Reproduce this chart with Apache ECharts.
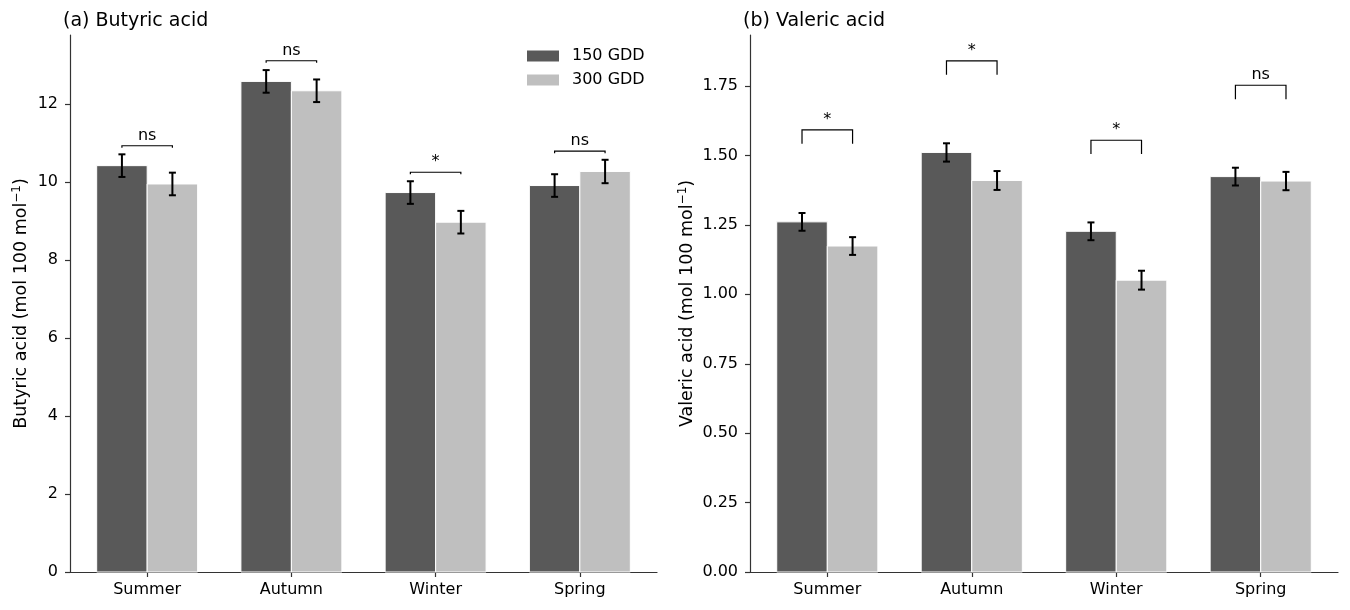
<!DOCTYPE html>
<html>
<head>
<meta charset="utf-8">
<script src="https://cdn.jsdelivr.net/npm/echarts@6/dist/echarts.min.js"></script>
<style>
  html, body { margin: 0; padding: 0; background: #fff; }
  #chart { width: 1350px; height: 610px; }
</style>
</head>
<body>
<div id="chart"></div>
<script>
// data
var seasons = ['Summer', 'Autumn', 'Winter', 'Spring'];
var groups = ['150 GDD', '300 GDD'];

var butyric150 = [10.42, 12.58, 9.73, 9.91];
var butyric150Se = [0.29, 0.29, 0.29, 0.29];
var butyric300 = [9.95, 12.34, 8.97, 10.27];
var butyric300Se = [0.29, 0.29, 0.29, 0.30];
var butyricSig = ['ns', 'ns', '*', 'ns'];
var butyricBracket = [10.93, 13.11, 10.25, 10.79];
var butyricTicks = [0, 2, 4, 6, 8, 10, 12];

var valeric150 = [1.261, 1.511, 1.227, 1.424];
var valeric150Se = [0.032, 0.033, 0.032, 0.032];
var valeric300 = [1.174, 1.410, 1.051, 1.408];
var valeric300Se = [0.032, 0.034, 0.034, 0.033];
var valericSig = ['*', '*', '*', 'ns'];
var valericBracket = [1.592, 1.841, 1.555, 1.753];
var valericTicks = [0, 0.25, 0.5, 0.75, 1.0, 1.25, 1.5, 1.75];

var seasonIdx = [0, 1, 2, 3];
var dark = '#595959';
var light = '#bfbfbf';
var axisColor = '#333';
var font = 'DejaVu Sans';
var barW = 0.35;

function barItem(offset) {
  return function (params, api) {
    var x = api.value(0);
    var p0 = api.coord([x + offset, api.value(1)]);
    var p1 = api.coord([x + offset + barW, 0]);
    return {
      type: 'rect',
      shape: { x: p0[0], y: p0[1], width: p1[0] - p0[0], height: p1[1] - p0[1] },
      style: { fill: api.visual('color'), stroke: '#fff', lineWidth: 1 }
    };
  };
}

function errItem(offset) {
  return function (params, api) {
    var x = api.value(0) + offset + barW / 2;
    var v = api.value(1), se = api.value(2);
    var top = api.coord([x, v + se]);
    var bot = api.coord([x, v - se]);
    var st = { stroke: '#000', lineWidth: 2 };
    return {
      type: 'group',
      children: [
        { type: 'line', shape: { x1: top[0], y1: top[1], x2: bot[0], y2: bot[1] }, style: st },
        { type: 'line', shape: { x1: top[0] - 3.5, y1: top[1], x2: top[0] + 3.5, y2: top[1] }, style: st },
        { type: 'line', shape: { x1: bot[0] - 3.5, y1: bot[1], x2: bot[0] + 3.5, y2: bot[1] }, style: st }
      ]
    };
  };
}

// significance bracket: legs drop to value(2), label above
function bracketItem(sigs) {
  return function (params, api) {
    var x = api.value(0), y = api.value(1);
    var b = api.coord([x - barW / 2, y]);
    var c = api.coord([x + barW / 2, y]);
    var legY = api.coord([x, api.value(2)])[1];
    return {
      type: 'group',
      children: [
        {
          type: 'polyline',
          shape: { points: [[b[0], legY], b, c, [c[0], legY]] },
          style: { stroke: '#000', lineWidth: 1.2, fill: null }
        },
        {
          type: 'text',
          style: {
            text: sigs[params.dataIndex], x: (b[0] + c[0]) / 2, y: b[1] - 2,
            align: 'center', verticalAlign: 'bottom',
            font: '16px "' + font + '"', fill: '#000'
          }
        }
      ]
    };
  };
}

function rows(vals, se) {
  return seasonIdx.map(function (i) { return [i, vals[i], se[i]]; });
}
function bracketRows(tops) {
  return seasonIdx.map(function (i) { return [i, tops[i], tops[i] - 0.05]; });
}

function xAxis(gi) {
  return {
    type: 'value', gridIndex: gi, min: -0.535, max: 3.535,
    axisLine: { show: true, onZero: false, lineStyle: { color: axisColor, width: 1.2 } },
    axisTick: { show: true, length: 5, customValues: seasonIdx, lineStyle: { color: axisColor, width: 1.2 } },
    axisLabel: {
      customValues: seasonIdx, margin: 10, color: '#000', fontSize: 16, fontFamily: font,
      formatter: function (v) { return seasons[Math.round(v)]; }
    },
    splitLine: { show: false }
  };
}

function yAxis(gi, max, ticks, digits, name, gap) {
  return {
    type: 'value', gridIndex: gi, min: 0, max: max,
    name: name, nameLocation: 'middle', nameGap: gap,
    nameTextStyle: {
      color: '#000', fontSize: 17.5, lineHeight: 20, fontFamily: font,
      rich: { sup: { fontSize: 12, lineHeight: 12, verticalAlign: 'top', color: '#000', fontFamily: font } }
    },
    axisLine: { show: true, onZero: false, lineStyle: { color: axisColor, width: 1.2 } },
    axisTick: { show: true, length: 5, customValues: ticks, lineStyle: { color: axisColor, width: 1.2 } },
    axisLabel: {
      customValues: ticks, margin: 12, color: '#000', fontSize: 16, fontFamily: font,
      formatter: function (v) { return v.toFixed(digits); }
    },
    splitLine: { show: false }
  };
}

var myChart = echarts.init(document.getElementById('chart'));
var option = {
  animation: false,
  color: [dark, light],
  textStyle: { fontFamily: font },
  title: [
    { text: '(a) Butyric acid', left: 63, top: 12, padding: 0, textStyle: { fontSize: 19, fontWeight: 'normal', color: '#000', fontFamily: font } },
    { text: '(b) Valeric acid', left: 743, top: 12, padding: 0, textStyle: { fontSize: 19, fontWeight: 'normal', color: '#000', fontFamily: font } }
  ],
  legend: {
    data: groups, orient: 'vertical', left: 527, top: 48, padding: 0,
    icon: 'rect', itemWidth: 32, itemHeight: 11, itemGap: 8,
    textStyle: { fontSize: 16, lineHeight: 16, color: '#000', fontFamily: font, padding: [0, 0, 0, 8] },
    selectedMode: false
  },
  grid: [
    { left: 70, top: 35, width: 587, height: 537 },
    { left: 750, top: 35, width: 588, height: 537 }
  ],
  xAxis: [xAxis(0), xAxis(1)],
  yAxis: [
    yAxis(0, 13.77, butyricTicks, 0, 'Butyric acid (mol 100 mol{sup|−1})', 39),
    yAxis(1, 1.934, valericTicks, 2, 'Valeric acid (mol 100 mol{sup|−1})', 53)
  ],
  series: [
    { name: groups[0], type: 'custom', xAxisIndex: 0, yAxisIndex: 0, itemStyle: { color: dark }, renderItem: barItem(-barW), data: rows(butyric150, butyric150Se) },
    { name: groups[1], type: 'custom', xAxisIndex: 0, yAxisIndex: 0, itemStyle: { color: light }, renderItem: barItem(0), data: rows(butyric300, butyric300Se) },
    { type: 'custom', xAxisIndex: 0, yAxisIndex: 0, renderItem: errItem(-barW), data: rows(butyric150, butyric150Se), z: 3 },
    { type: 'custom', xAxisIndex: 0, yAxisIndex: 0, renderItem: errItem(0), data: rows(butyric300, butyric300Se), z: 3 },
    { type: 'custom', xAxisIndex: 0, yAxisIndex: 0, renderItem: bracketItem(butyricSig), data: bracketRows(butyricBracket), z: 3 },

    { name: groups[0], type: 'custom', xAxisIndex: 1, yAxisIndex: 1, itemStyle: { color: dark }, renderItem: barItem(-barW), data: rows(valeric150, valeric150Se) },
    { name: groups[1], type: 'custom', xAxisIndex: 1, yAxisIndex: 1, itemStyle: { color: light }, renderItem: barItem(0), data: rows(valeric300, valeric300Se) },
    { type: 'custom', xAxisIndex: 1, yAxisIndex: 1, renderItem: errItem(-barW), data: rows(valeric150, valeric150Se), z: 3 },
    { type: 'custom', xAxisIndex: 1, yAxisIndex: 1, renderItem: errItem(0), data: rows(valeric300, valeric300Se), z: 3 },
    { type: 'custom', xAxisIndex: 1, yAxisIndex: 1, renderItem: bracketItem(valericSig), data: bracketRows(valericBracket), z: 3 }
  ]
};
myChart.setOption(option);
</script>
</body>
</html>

• • • •

* Exercise objective
Everything from the first line to the line with "var butyricTicks = [0, 2, 4, 6, 8, 10, 12];" must be repeated exactly, and nothing else. Leave the pictures out.

* Output for this task
Reproduce this chart with Apache ECharts.
<!DOCTYPE html>
<html>
<head>
<meta charset="utf-8">
<script src="https://cdn.jsdelivr.net/npm/echarts@6/dist/echarts.min.js"></script>
<style>
  html, body { margin: 0; padding: 0; background: #fff; }
  #chart { width: 1350px; height: 610px; }
</style>
</head>
<body>
<div id="chart"></div>
<script>
// data
var seasons = ['Summer', 'Autumn', 'Winter', 'Spring'];
var groups = ['150 GDD', '300 GDD'];

var butyric150 = [10.42, 12.58, 9.73, 9.91];
var butyric150Se = [0.29, 0.29, 0.29, 0.29];
var butyric300 = [9.95, 12.34, 8.97, 10.27];
var butyric300Se = [0.29, 0.29, 0.29, 0.30];
var butyricSig = ['ns', 'ns', '*', 'ns'];
var butyricBracket = [10.93, 13.11, 10.25, 10.79];
var butyricTicks = [0, 2, 4, 6, 8, 10, 12];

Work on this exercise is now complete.